El egoperiodismo maltratado por las cifras y aislado por la publicidad se desnuda siempre que puede ajeno a su vergüenza. Cuando vienen mal dadas, que es a menudo bajo el extenso y firme paraguas de la crisis, se echa mano del componente social. Sólo entonces, cuando el periodista se ve acorralado en el cómodo ejercicio de su función exculpatoria, se reivindica a sí mismo redondeando la elipsis sospechosa de inicio, pues hace ya tiempo que el periodista escribe o trabaja para sí mismo, sea en pose crítica o diacrítica, es decir, en busca sólo del gozo estético o carnal. Por eso la prensa deportiva catalana ha tardado en digerir el golpe de Luis Enrique de no dejarles viajar con el equipo. Por eso reivindican su posición en base a argumentos forzados. Y por eso Ramón Besa equivoca el tiro en su último artículo en El País, titulado «La canallesca».
Besa, una pluma bien considerada del siempre amable entorno periodístico culé, ha reaccionado con un mes de retraso a la noticia y donde cabía aceptación ha incluido también algo de negación. En pasajes de su artículo, disemina su finalidad: «El club ya no necesita cronistas para convertir las derrotas en victorias». Perlado de nostalgia, evoca el fin del compadreo, en términos llanos. Un compadreo al que sólo en casos de reduccionismo muy injusto e innegablemente convenido cabría llamar periodismo: porque cuando conviertes una derrota en una victoria porque dentro está un amigo o porque lograron para tu sobrino la firma de un jugador en zona mixta –donde se montan a veces unos bazares vip que se cuentan entre los innumerables tabúes de la profesión-, flaco favor estás haciendo a eso que querríamos entender los periodistas por periodismo.
Cierto es que el paradigma ha cambiado: y que los periodistas autodenominados de raza que advertían temas gruesos por cercanía a fuentes relevantes van desapareciendo y dejando su lugar a documentalistas y fanáticos del BOE con mayor agudeza para los líos que para las intrascendencias de propaganda blanca. No menos cierto es que aquel modelo, el holgado, consorte y sí, servil, ha hecho todavía peor favor al periodismo que esa intransigencia silenciosa que durante los últimos años se ha denunciado. Ya pasó con José Mourinho: Roberto Palomar, quien lleva en esto más años que la puerta, explicó el odio irracional a su persona durante su estancia en Madrid en términos que admiten dudosa interpretación: «No supo entender el juego». Luego los radicales eran los otros. Porque, y esto es un mal endémico de verdad: siempre son los otros.

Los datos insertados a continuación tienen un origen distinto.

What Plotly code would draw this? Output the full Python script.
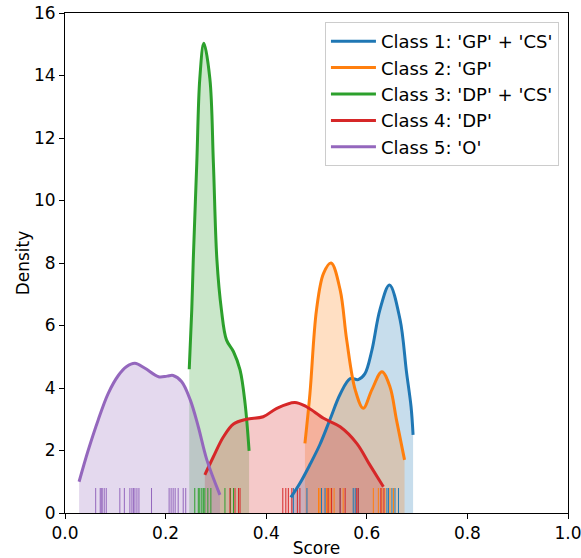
import plotly.graph_objects as go

# ---- data ----
class_names = ["Class 1: 'GP' + 'CS'", "Class 2: 'GP'", "Class 3: 'DP' + 'CS'",
               "Class 4: 'DP'", "Class 5: 'O'"]
colors = ["#1f77b4", "#ff7f0e", "#2ca02c", "#d62728", "#9467bd"]

# density curves (score, density)
c1_x = [0.449, 0.467, 0.487, 0.507, 0.527, 0.547, 0.567, 0.583, 0.596, 0.610, 0.626, 0.645, 0.666, 0.679, 0.688, 0.692]
c1_y = [0.50, 0.95, 1.55, 2.20, 3.00, 3.80, 4.30, 4.27, 4.45, 5.20, 6.50, 7.30, 6.20, 4.50, 3.40, 2.50]

c2_x = [0.477, 0.487, 0.500, 0.514, 0.529, 0.547, 0.560, 0.577, 0.593, 0.610, 0.630, 0.646, 0.659, 0.675]
c2_y = [2.23, 3.83, 6.50, 7.67, 8.00, 7.14, 5.54, 3.94, 3.35, 3.94, 4.52, 4.04, 2.98, 1.70]

c3_x = [0.247, 0.252, 0.255, 0.262, 0.268, 0.276, 0.288, 0.295, 0.302, 0.311, 0.321, 0.335, 0.348, 0.358, 0.366]
c3_y = [4.60, 6.50, 8.10, 11.20, 13.90, 15.03, 13.90, 11.20, 8.10, 6.50, 5.54, 5.16, 4.58, 3.51, 1.99]

c4_x = [0.278, 0.295, 0.315, 0.335, 0.361, 0.394, 0.421, 0.457, 0.480, 0.514, 0.547, 0.580, 0.606, 0.633]
c4_y = [1.22, 1.80, 2.44, 2.85, 3.00, 3.08, 3.35, 3.54, 3.40, 3.03, 2.76, 2.23, 1.54, 0.84]

c5_x = [0.028, 0.046, 0.066, 0.086, 0.106, 0.122, 0.139, 0.159, 0.186, 0.203, 0.215, 0.232, 0.249, 0.265, 0.282, 0.308]
c5_y = [1.00, 2.00, 2.98, 3.83, 4.40, 4.68, 4.79, 4.63, 4.36, 4.38, 4.40, 4.20, 3.62, 2.76, 1.70, 0.58]

# rug (individual scores)
r1 = [0.454, 0.481, 0.510, 0.517, 0.547, 0.573, 0.577, 0.583, 0.640, 0.643, 0.650, 0.656, 0.663]
r2 = [0.504, 0.507, 0.520, 0.523, 0.527, 0.530, 0.535, 0.553, 0.613, 0.623, 0.630, 0.636, 0.646, 0.653]
r3 = [0.258, 0.265, 0.268, 0.272, 0.275, 0.278, 0.284, 0.290, 0.318, 0.329, 0.335]
r4 = [0.328, 0.338, 0.345, 0.348, 0.433, 0.439, 0.444, 0.451, 0.462, 0.467, 0.523, 0.530,
      0.547, 0.557, 0.580, 0.583, 0.628, 0.634]
r5 = [0.061, 0.070, 0.072, 0.074, 0.078, 0.082, 0.109, 0.118, 0.129, 0.133, 0.136, 0.139,
      0.143, 0.147, 0.172, 0.207, 0.211, 0.215, 0.219, 0.225, 0.235, 0.240]

x_ticks = [0.0, 0.2, 0.4, 0.6, 0.8, 1.0]
y_ticks = [0, 2, 4, 6, 8, 10, 12, 14, 16]
rug_height = 0.8

curves = [(c1_x, c1_y), (c2_x, c2_y), (c3_x, c3_y), (c4_x, c4_y), (c5_x, c5_y)]
rugs = [r1, r2, r3, r4, r5]


def rgba(hexc, a):
    h = hexc.lstrip("#")
    return "rgba(%d,%d,%d,%s)" % (int(h[0:2], 16), int(h[2:4], 16), int(h[4:6], 16), a)


fig = go.Figure()

# fills
for (cx, cy), col in zip(curves, colors):
    fig.add_trace(go.Scatter(x=cx, y=cy, mode="lines", line=dict(width=0, shape="spline", smoothing=1.0),
                             fill="tozeroy", fillcolor=rgba(col, 0.25), showlegend=False, hoverinfo="skip"))

# rugs
for rv, col in zip(rugs, colors):
    xs, ys = [], []
    for v in rv:
        xs += [v, v, None]
        ys += [0, rug_height, None]
    fig.add_trace(go.Scatter(x=xs, y=ys, mode="lines", line=dict(color=col, width=1),
                             showlegend=False, hoverinfo="skip"))

# lines
for (cx, cy), col, name in zip(curves, colors, class_names):
    fig.add_trace(go.Scatter(x=cx, y=cy, mode="lines", name=name,
                             line=dict(color=col, width=3, shape="spline", smoothing=1.0)))

axis_common = dict(showline=True, linecolor="black", linewidth=1, mirror=True,
                   ticks="outside", ticklen=5, tickcolor="black", showgrid=False, zeroline=False,
                   tickfont=dict(size=17, color="black"), ticklabeloverflow="allow")

fig.update_layout(
    width=581, height=558,
    margin=dict(l=65, r=13, t=13, b=45, autoexpand=False),
    paper_bgcolor="white", plot_bgcolor="white",
    font=dict(family="DejaVu Sans", size=17, color="black"),
    xaxis=dict(range=[0, 1], tickvals=x_ticks, ticktext=["%.1f" % t for t in x_ticks],
               title=dict(text="Score", font=dict(size=17), standoff=4), **axis_common),
    yaxis=dict(range=[0, 16], tickvals=y_ticks,
               title=dict(text="Density", font=dict(size=17), standoff=0), **axis_common),
    legend=dict(x=0.982, y=0.982, xanchor="right", yanchor="top",
                bgcolor="rgba(255,255,255,0.8)", bordercolor="#cccccc", borderwidth=1,
                font=dict(size=18), itemwidth=45),
)

fig.write_html("out.html")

Si lo que os estáis preguntando a estas alturas es si al periodista le jode perder el privilegio de estar a diez metros de los jugadores y fardar, no perdáis un minuto más y corred a plantearos asuntos más complejos: estáis en lo cierto. Claro que jode. Sin embargo, cuando te conviertes en un periodista de club te conviertes en un cómplice. Jamás lo aceptas, pero mantener trato informal y hasta familiar con los de dentro convierte a esos de dentro en los tuyos. Simplemente dejas de ejercer. Conviertes las derrotas en victorias. Ayudas, ocultas, cambias significados. Escribes condicionado y borras más que publicas. Por si fuera poco, has de mantenerlo sin fisuras. Y a poco que sepas hilar dos palabras, asciendes a gurú. Pero ayudar a un colega a enterrar un cuerpo te compromete y te marca de por vida sin contraprestación, seas Ramón Besa o Roberto Gómez.
Lo siento, pero no. Esta vez no puedo estar de acuerdo. Uno de los principales males que ha envuelto al periodismo del último lustro tan aquejado de los inherentes al mercado ha sido esa falta de pulso frente a lo noticiable. El Barcelona es un equipo que ha dado muchas alegrías deportivas y que todavía está por dar unas cuentas, y nadie ha querido perderse esa ola. Menos aún, con diferentes suertes y estilos, sus seguidores apostados en los medios de comunicación. Una cosa es la equidistancia y otra la complacencia; una la prudencia y otra, venderse por una cerveza, una camiseta o un chivatazo. Lo constato porque precisamente de esas épocas de algodón sin cortapisa y de márquetin acodado, de esas risas y esos pitillos a escondidas, vienen estos lodos: la repulsión por la crítica o el comentario extraños. Casi diría que nos lo hemos ganado, aunque tiempo sobre para darle la vuelta –a ser posible, aparcando manejos- haciendo periodismo de verdad.